The places that we live, work, and play represent the largest sources of greenhouse gas emissions in America, as well as the world. The design and construction industry has made significant strides toward creating high performance buildings, and is therefore positioned to have a profound impact by continuing to foster high performance building and reducing building-related greenhouse gas emissions. As architects, we understand the need to exercise leadership in creating the built environment.
As part of this effort in January 2011, Payette signed on the AIA’s 2030 Commitment. The commitment states that the firm will commit to designing carbon-neutral buildings by the year 2030. Interim goals have been set up to work towards carbon neutrality, with the current commitment of a 60% reduction over the national average energy use intensity (EUI). You can find out more here.

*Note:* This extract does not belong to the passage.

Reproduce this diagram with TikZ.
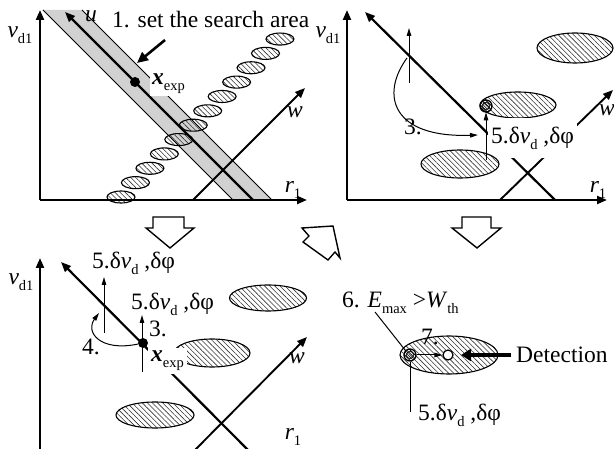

We are pleased to share Payette’s reporting for our first year as we benchmark and better understand our predicted energy use intensity (PEUI). The firm performed better than expected showing an average of a 51% reduction in energy usage compared to a typical building. 40% of our projects, by building area, met the 2030 target of a 60% reduction. By comparison, the 56 firms that reported in 2010 showed an average of a 35% reduction, with an average of 12% of the projects meeting the 2030 goal. So while we haven’t met our commitment goals yet, we have shown an above average performance and are well positioned to try to hit that 60% reduction target for 2012.
Below are the graphics from the report submitted to the AIA.
Additionally, the firm reported on how many of our projects have or will complete an energy model. While the national average last year was 58%, over 95% by area of our projects were modeled and we are committed to making that 100% for 2012. Furthermore, 58% of our projects will have operational energy data collected after they are constructed, which will allow us to better understand how our designs perform.